Interestingly, the micropub movement, which is in strong growth, provides exactly that beer focused, ‘eating is cheating’, anti-electronics environment for customers for whom the world is moving too fast. But I fear the demographic of its target audience will limit its prospects.
The pub/coffee shop/restaurant hybrid is one of the subsectors of the on-trade in strongest growth, with an offer to suit all day parts, and that may point to the next phase of market evolution. But here I am doing exactly what I’ve just cautioned against — extrapolating present trends to forecast future development.
Empire
“The empires of the future are the empires of the mind,” said Winston Churchill, which suggests that the pub of the future will develop from the intellectual capital of the sector’s leading lights — whether entrepreneurial licensees, head-office whizz-kids or bold pubco chief executives.

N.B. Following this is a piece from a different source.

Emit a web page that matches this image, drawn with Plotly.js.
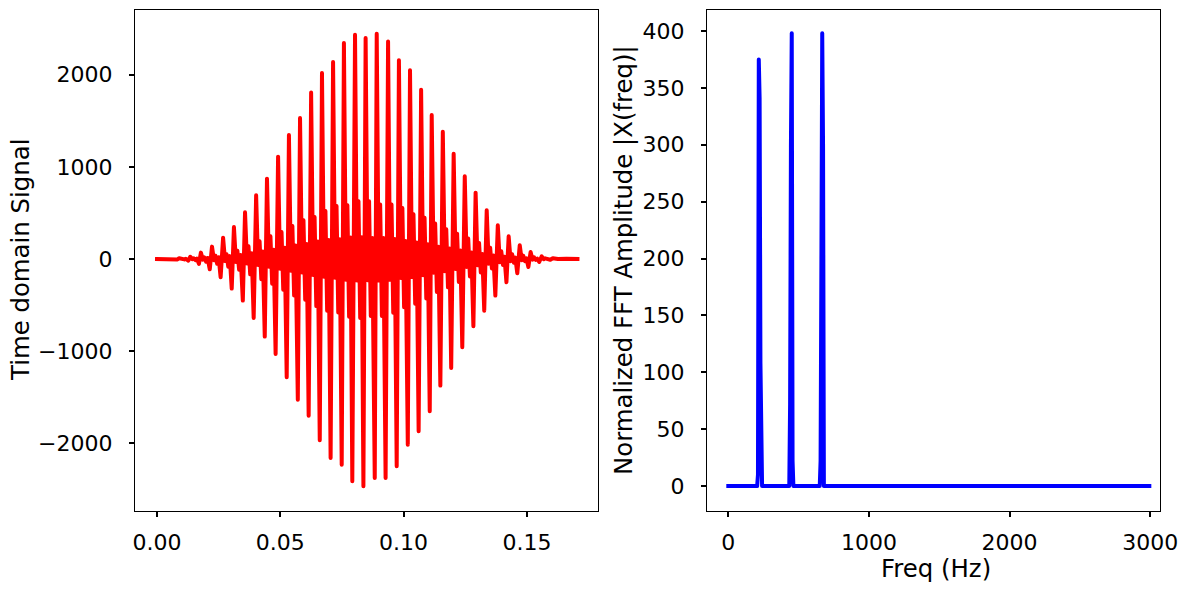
<!DOCTYPE html>
<html>
<head>
<meta charset="utf-8">
<script src="https://cdn.plot.ly/plotly-3.0.1.min.js"></script>
<style>
  html, body { margin: 0; padding: 0; background: #fff; }
  #chart { width: 1188px; height: 590px; }
  /* round joins and square caps for the thick traces */
  .js-line { stroke-linejoin: round !important; stroke-linecap: square !important; }
</style>
</head>
<body>
<div id="chart"></div>
<script>
// Time-domain signal: turning points of each cycle (seconds, amplitude)
const sampleTime = [
  0, 0.0040, 0.0046, 0.0060,
  0.0083, 0.0090, 0.0098, 0.0104, 0.0111, 0.0117,
  0.0127, 0.0135, 0.0143, 0.0149, 0.0156, 0.0162,
  0.0170, 0.0178, 0.0186, 0.0192, 0.0199, 0.0205,
  0.0214, 0.0223, 0.0231, 0.0237, 0.0244, 0.0250,
  0.0258, 0.0268, 0.0276, 0.0282, 0.0289, 0.0295,
  0.0303, 0.0312, 0.0320, 0.0326, 0.0333, 0.0339,
  0.0348, 0.0357, 0.0365, 0.0371, 0.0378, 0.0384,
  0.0392, 0.0402, 0.0410, 0.0416, 0.0423, 0.0429,
  0.0437, 0.0446, 0.0454, 0.0460, 0.0467, 0.0473,
  0.0481, 0.0491, 0.0499, 0.0505, 0.0512, 0.0518,
  0.0526, 0.0535, 0.0543, 0.0549, 0.0556, 0.0562,
  0.0571, 0.0580, 0.0588, 0.0594, 0.0601, 0.0607,
  0.0615, 0.0625, 0.0633, 0.0639, 0.0646, 0.0652,
  0.0660, 0.0669, 0.0677, 0.0683, 0.0690, 0.0696,
  0.0704, 0.0714, 0.0722, 0.0728, 0.0735, 0.0741,
  0.0749, 0.0758, 0.0766, 0.0772, 0.0779, 0.0785,
  0.0792, 0.0803, 0.0811, 0.0817, 0.0824, 0.0830,
  0.0837, 0.0846, 0.0854, 0.0860, 0.0867, 0.0873,
  0.0883, 0.0891, 0.0899, 0.0905, 0.0912, 0.0918,
  0.0927, 0.0937, 0.0945, 0.0951, 0.0958, 0.0964,
  0.0972, 0.0981, 0.0989, 0.0995, 0.1002, 0.1008,
  0.1017, 0.1026, 0.1034, 0.1040, 0.1047, 0.1053,
  0.1061, 0.1071, 0.1079, 0.1085, 0.1092, 0.1098,
  0.1106, 0.1114, 0.1122, 0.1128, 0.1135, 0.1141,
  0.1149, 0.1159, 0.1167, 0.1173, 0.1180, 0.1186,
  0.1193, 0.1203, 0.1211, 0.1217, 0.1224, 0.1230,
  0.1238, 0.1248, 0.1256, 0.1262, 0.1269, 0.1275,
  0.1283, 0.1292, 0.1300, 0.1306, 0.1313, 0.1319,
  0.1327, 0.1337, 0.1345, 0.1351, 0.1358, 0.1364,
  0.1372, 0.1382, 0.1390, 0.1396, 0.1403, 0.1409,
  0.1417, 0.1426, 0.1434, 0.1440, 0.1447, 0.1453,
  0.1461, 0.1471, 0.1479, 0.1485, 0.1492, 0.1498,
  0.1506, 0.1515, 0.1523, 0.1529, 0.1536, 0.1542,
  0.1550, 0.1560, 0.1568, 0.1574, 0.1581, 0.1587,
  0.1595, 0.1605, 0.1613, 0.1619, 0.1626, 0.1632,
  0.1650, 0.1660, 0.1705
];
const sampleValue = [
  0, -2, 3, 0,
  -5, 8, -1, 2, -5, 2,
  -18, 24, -2, 6, -14, 5,
  -54, 69, -7, 17, -29, 11,
  -112, 134, -13, 35, -52, 19,
  -199, 231, -22, 51, -84, 31,
  -322, 347, -33, 90, -118, 43,
  -452, 507, -49, 138, -167, 62,
  -641, 692, -66, 192, -219, 81,
  -843, 872, -84, 246, -268, 99,
  -1031, 1111, -107, 293, -334, 123,
  -1285, 1346, -129, 358, -397, 147,
  -1528, 1531, -147, 420, -442, 163,
  -1701, 1806, -173, 456, -512, 189,
  -1969, 2020, -194, 521, -562, 207,
  -2161, 2139, -205, 575, -581, 214,
  -2233, 2345, -225, 583, -628, 232,
  -2414, 2435, -234, 626, -642, 237,
  -2468, 2400, -230, 626, -618, 228,
  -2378, 2446, -235, 590, -618, 228,
  -2378, 2360, -227, 590, -585, 216,
  -2251, 2157, -207, 554, -524, 194,
  -2016, 2049, -197, 485, -486, 180,
  -1871, 1838, -176, 448, -430, 159,
  -1654, 1564, -150, 384, -358, 132,
  -1375, 1382, -133, 322, -308, 114,
  -1183, 1143, -110, 275, -249, 92,
  -959, 898, -86, 221, -190, 70,
  -731, 720, -69, 174, -146, 54,
  -561, 529, -51, 123, -103, 38,
  -398, 366, -35, 84, -66, 24,
  -253, 246, -24, 51, -40, 15,
  -155, 149, -14, 35, -23, 8,
  -87, 76, -7, 18, -9, 3,
  -33, 29, -3, 7, -2, 1,
  -8, 8, -1, 2, -1, 0,
  -3, 2, 0
];

// Spectrum: frequency bins (Hz) and normalized FFT magnitude
const freqHz = [0, 205.08, 210.94, 216.80, 222.66, 228.52, 234.38, 240.23,
                433.59, 439.45, 445.31, 451.17, 457.03, 462.89,
                650.39, 656.25, 662.11, 667.97, 673.83, 679.69, 2994.14];
const fftAmp = [0, 0, 10, 375, 341, 108, 3, 0,
                0, 72, 298, 398, 22, 0,
                0, 22, 200, 398, 298, 0, 0];

// Tick values
const timeTicks = [0, 0.05, 0.10, 0.15];
const signalTicks = [-2000, -1000, 0, 1000, 2000];
const freqTicks = [0, 1000, 2000, 3000];
const ampTicks = [0, 50, 100, 150, 200, 250, 300, 350, 400];

const W = 1188, H = 590;
const px = (a, b) => [a / W, b / W];
const py = (top, bottom) => [(H - bottom) / H, (H - top) / H];

const tickFont = { family: 'DejaVu Sans', size: 22, color: '#000' };
const titleFont = { family: 'DejaVu Sans', size: 24.4, color: '#000' };

const axisBase = {
  showgrid: false, zeroline: false,
  showline: true, mirror: true, linecolor: '#000', linewidth: 1.2,
  ticks: 'outside', ticklen: 5, tickwidth: 2, tickcolor: '#000',
  tickfont: tickFont
};
const xAxisBase = Object.assign({}, axisBase, { ticklabelstandoff: 7 });
const yAxisBase = Object.assign({}, axisBase, { ticklabelstandoff: 12 });

const traces = [
  {
    x: sampleTime, y: sampleValue, type: 'scatter', mode: 'lines',
    line: { color: '#ff0000', width: 4 }, xaxis: 'x', yaxis: 'y',
    hoverinfo: 'skip'
  },
  {
    x: freqHz, y: fftAmp, type: 'scatter', mode: 'lines',
    line: { color: '#0000ff', width: 4 }, xaxis: 'x2', yaxis: 'y2',
    hoverinfo: 'skip'
  }
];

const layout = {
  width: W, height: H,
  margin: { l: 0, r: 0, t: 0, b: 0 },
  paper_bgcolor: '#fff', plot_bgcolor: '#fff',
  showlegend: false,
  font: { family: 'DejaVu Sans', color: '#000' },
  xaxis: Object.assign({}, xAxisBase, {
    domain: px(135, 598), range: [-0.00892, 0.17883],
    tickvals: timeTicks, ticktext: timeTicks.map(v => v.toFixed(2))
  }),
  yaxis: Object.assign({}, yAxisBase, {
    domain: py(10, 510.5), range: [-2731, 2703],
    tickvals: signalTicks
  }),
  xaxis2: Object.assign({}, xAxisBase, {
    domain: px(707, 1160), range: [-151.5, 3070], anchor: 'y2',
    tickvals: freqTicks
  }),
  yaxis2: Object.assign({}, yAxisBase, {
    domain: py(10, 510.5), range: [-21.5, 418.5], anchor: 'x2',
    tickvals: ampTicks
  }),
  annotations: [
    { text: 'Time domain Signal', xref: 'paper', yref: 'paper',
      x: 20 / W, y: (H - 260) / H, textangle: -90, showarrow: false,
      xanchor: 'center', yanchor: 'middle', font: titleFont },
    { text: 'Normalized FFT Amplitude |X(freq)|', xref: 'paper', yref: 'paper',
      x: 623 / W, y: (H - 260) / H, textangle: -90, showarrow: false,
      xanchor: 'center', yanchor: 'middle', font: titleFont },
    { text: 'Freq (Hz)', xref: 'paper', yref: 'paper',
      x: 936 / W, y: (H - 568) / H, showarrow: false,
      xanchor: 'center', yanchor: 'middle', font: titleFont }
  ]
};

Plotly.newPlot('chart', traces, layout, { staticPlot: true, displayModeBar: false });
</script>
</body>
</html>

The pubs of 2020 and beyond will be built on traditional foundations, only in the literal sense, but will probably be rather different from what we can currently imagine (otherwise we’d be doing it now).
More than 120 talented and inquisitive pub professionals joined us last week for our Future Pub conference to hear from speakers prepared to look into their crystal balls and tell our fortunes. There were insights into some of the more wacky innovations and cutting-edge technologies already being tested, but if we were hoping for waitresses on hoverboards, robot pub dogs or everlasting pork scratchings, we were disappointed... for now.
However, we finished the day with an excellent panel session featuring some of the sector’s rising stars — identified via a competition in our sister title M&C Report.
These bright young things spoke passionately about their priorities, and how we can all work smarter to make sure pubs remain relevant and interesting for an increasingly demanding consumer, who has exponentially improving home entertainment, and a broader-than-ever choice of other leisure activities at their disposal.
They know that the pub industry’s future success will be founded on its ability to create and innovate to take advantage of opportunities and to solve problems that don’t even exist yet. And we know — more than anything else — that will require us to attract, recruit and retain the best and brightest people into the pub sector.